▸ **AIM OF THE EXERCISE**: Write again exactly the lines in the listing below, starting at the line with "Write the matplotlib code for this chart." and ending at the line with "im.set_clip_path(p)", both included. Pictures are not copied.

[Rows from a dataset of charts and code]
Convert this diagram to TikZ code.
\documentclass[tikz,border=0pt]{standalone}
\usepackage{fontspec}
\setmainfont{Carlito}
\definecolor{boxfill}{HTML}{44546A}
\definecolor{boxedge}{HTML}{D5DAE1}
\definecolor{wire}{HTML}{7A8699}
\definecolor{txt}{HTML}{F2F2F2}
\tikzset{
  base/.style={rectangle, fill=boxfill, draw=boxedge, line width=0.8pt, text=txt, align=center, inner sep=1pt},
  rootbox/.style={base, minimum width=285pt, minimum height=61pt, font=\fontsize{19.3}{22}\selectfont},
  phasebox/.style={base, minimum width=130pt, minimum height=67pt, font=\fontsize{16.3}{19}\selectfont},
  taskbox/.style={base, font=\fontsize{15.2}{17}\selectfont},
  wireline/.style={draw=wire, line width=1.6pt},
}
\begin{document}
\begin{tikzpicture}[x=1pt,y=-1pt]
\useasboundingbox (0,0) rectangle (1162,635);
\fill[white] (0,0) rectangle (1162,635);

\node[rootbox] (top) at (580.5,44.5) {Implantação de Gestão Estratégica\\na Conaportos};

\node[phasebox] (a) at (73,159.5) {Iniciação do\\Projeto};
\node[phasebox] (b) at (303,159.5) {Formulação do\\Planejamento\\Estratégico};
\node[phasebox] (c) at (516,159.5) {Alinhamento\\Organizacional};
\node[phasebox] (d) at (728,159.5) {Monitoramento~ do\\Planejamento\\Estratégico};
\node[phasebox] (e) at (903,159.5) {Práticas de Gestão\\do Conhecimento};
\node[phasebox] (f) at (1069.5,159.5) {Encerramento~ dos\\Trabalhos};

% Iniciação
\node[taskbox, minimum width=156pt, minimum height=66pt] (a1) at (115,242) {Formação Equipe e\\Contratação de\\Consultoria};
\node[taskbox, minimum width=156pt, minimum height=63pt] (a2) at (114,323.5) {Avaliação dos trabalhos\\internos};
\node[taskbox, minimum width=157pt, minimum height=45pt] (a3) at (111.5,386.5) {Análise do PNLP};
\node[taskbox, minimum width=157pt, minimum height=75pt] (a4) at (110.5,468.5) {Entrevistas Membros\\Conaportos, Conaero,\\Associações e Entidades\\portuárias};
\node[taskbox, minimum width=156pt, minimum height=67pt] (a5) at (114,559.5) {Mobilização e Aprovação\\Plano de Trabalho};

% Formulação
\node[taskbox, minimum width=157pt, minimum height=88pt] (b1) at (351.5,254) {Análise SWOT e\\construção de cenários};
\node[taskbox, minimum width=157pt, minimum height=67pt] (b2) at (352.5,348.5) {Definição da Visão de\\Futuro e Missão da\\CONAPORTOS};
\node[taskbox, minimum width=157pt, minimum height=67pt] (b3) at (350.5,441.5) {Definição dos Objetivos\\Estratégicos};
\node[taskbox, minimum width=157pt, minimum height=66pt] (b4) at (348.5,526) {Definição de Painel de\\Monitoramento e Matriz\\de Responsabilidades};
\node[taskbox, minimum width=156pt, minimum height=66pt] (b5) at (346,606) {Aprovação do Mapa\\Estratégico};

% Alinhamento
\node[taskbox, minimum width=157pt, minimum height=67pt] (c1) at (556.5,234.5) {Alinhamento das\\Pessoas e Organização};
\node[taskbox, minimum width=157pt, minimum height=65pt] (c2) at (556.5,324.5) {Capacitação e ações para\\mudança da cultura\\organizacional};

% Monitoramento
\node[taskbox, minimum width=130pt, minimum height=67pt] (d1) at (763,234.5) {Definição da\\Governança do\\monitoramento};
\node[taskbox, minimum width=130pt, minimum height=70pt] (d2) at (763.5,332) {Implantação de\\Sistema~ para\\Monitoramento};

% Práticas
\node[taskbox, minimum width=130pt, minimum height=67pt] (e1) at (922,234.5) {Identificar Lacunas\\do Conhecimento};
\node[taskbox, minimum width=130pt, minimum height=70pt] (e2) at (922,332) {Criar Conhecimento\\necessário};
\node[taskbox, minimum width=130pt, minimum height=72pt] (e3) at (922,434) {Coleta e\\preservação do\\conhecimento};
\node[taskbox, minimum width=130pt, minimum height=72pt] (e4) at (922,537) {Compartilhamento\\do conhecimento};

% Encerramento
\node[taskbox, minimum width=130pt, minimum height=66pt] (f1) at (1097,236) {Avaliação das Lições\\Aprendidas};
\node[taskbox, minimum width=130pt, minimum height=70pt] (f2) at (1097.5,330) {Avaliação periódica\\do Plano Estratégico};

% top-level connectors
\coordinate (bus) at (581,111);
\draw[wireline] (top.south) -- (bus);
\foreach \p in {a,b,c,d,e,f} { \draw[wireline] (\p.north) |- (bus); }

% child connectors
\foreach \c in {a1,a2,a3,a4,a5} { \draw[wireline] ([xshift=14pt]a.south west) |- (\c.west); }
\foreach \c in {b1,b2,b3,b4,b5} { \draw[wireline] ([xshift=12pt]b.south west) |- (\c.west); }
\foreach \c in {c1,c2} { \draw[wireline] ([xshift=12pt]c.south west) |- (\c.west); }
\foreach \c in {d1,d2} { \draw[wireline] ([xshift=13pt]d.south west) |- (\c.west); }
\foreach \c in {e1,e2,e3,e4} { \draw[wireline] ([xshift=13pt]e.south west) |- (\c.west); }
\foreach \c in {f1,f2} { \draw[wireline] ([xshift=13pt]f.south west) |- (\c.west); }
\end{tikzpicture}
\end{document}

--

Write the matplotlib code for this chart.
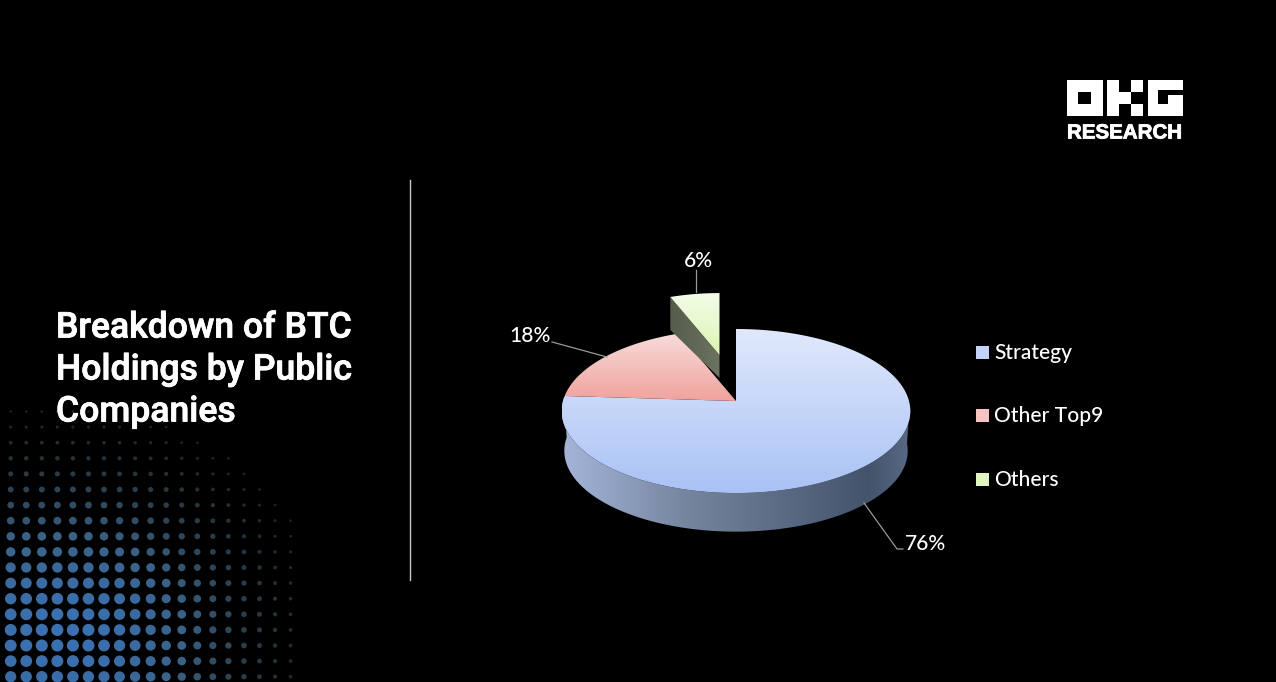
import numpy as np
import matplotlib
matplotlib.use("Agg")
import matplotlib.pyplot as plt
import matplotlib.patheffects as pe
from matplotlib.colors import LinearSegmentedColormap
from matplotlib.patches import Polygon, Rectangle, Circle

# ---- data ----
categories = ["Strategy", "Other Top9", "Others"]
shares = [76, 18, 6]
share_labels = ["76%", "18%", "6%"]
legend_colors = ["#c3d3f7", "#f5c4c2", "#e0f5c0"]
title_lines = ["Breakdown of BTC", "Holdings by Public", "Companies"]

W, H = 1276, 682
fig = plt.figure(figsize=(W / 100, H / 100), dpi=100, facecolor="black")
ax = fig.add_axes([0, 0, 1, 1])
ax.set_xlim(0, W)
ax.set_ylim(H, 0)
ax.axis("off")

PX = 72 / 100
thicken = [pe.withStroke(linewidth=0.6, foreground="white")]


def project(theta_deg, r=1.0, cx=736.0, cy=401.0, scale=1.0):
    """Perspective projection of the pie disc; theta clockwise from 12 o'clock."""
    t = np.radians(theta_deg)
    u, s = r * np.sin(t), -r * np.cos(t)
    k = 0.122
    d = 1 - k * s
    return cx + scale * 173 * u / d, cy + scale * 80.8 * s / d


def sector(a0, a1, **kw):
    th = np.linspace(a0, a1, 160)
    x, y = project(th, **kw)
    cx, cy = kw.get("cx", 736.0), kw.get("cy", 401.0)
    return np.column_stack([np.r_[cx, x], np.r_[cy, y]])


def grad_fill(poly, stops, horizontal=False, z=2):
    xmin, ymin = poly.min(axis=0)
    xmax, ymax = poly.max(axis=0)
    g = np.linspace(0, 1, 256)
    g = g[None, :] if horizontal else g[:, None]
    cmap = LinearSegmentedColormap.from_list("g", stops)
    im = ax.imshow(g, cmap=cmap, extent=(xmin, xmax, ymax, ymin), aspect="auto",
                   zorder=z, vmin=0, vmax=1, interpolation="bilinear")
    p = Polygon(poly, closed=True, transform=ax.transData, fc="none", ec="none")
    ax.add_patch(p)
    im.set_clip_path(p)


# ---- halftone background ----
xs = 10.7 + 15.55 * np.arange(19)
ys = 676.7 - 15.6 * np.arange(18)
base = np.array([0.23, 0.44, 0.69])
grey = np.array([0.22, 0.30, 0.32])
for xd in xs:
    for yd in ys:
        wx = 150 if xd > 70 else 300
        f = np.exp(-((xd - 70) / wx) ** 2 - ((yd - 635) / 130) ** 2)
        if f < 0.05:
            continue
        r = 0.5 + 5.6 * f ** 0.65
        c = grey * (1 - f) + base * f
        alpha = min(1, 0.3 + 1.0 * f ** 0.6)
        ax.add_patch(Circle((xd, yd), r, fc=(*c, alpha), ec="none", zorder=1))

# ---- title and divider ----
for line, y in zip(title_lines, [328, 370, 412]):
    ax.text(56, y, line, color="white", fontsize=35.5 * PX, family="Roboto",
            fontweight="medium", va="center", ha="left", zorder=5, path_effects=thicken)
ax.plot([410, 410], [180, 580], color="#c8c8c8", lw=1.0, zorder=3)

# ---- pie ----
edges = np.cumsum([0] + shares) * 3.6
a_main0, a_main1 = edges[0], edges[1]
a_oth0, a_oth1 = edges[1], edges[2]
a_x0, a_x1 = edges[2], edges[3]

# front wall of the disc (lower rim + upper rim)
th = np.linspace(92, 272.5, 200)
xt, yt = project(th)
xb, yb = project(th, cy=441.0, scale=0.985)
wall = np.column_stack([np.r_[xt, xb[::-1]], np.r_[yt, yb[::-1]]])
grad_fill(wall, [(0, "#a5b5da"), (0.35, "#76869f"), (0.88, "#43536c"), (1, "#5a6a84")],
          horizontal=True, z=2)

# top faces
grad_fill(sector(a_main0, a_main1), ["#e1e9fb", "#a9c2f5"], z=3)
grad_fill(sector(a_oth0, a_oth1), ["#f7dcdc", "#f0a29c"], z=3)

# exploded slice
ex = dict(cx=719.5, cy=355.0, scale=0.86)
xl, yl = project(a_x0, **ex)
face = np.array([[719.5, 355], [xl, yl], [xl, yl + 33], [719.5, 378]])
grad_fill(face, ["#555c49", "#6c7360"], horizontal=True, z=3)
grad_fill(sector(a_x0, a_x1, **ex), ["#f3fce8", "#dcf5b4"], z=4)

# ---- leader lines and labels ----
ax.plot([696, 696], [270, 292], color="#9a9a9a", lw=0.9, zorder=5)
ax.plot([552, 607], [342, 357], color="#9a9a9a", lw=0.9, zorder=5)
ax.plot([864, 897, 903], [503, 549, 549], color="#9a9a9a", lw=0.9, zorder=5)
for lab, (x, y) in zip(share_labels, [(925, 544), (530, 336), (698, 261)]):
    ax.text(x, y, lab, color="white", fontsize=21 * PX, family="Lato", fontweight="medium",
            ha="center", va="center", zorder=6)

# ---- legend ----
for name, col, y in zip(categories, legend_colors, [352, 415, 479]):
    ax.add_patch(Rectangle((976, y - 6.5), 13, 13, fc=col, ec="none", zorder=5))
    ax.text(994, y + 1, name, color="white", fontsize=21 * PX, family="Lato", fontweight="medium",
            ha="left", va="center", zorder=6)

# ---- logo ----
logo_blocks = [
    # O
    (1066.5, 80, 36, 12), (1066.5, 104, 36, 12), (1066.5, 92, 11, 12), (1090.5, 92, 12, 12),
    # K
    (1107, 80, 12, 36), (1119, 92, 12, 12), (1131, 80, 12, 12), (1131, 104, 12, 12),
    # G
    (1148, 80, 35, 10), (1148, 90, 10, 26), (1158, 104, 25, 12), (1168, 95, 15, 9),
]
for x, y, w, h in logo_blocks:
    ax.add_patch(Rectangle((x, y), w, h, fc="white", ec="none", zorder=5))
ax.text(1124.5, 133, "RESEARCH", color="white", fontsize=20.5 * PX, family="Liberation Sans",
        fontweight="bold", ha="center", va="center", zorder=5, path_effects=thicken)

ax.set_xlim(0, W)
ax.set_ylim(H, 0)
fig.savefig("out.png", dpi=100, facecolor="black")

▸ **PROBLEM SOLUTION**:
Write the matplotlib code for this chart.
import numpy as np
import matplotlib
matplotlib.use("Agg")
import matplotlib.pyplot as plt
import matplotlib.patheffects as pe
from matplotlib.colors import LinearSegmentedColormap
from matplotlib.patches import Polygon, Rectangle, Circle

# ---- data ----
categories = ["Strategy", "Other Top9", "Others"]
shares = [76, 18, 6]
share_labels = ["76%", "18%", "6%"]
legend_colors = ["#c3d3f7", "#f5c4c2", "#e0f5c0"]
title_lines = ["Breakdown of BTC", "Holdings by Public", "Companies"]

W, H = 1276, 682
fig = plt.figure(figsize=(W / 100, H / 100), dpi=100, facecolor="black")
ax = fig.add_axes([0, 0, 1, 1])
ax.set_xlim(0, W)
ax.set_ylim(H, 0)
ax.axis("off")

PX = 72 / 100
thicken = [pe.withStroke(linewidth=0.6, foreground="white")]


def project(theta_deg, r=1.0, cx=736.0, cy=401.0, scale=1.0):
    """Perspective projection of the pie disc; theta clockwise from 12 o'clock."""
    t = np.radians(theta_deg)
    u, s = r * np.sin(t), -r * np.cos(t)
    k = 0.122
    d = 1 - k * s
    return cx + scale * 173 * u / d, cy + scale * 80.8 * s / d


def sector(a0, a1, **kw):
    th = np.linspace(a0, a1, 160)
    x, y = project(th, **kw)
    cx, cy = kw.get("cx", 736.0), kw.get("cy", 401.0)
    return np.column_stack([np.r_[cx, x], np.r_[cy, y]])


def grad_fill(poly, stops, horizontal=False, z=2):
    xmin, ymin = poly.min(axis=0)
    xmax, ymax = poly.max(axis=0)
    g = np.linspace(0, 1, 256)
    g = g[None, :] if horizontal else g[:, None]
    cmap = LinearSegmentedColormap.from_list("g", stops)
    im = ax.imshow(g, cmap=cmap, extent=(xmin, xmax, ymax, ymin), aspect="auto",
                   zorder=z, vmin=0, vmax=1, interpolation="bilinear")
    p = Polygon(poly, closed=True, transform=ax.transData, fc="none", ec="none")
    ax.add_patch(p)
    im.set_clip_path(p)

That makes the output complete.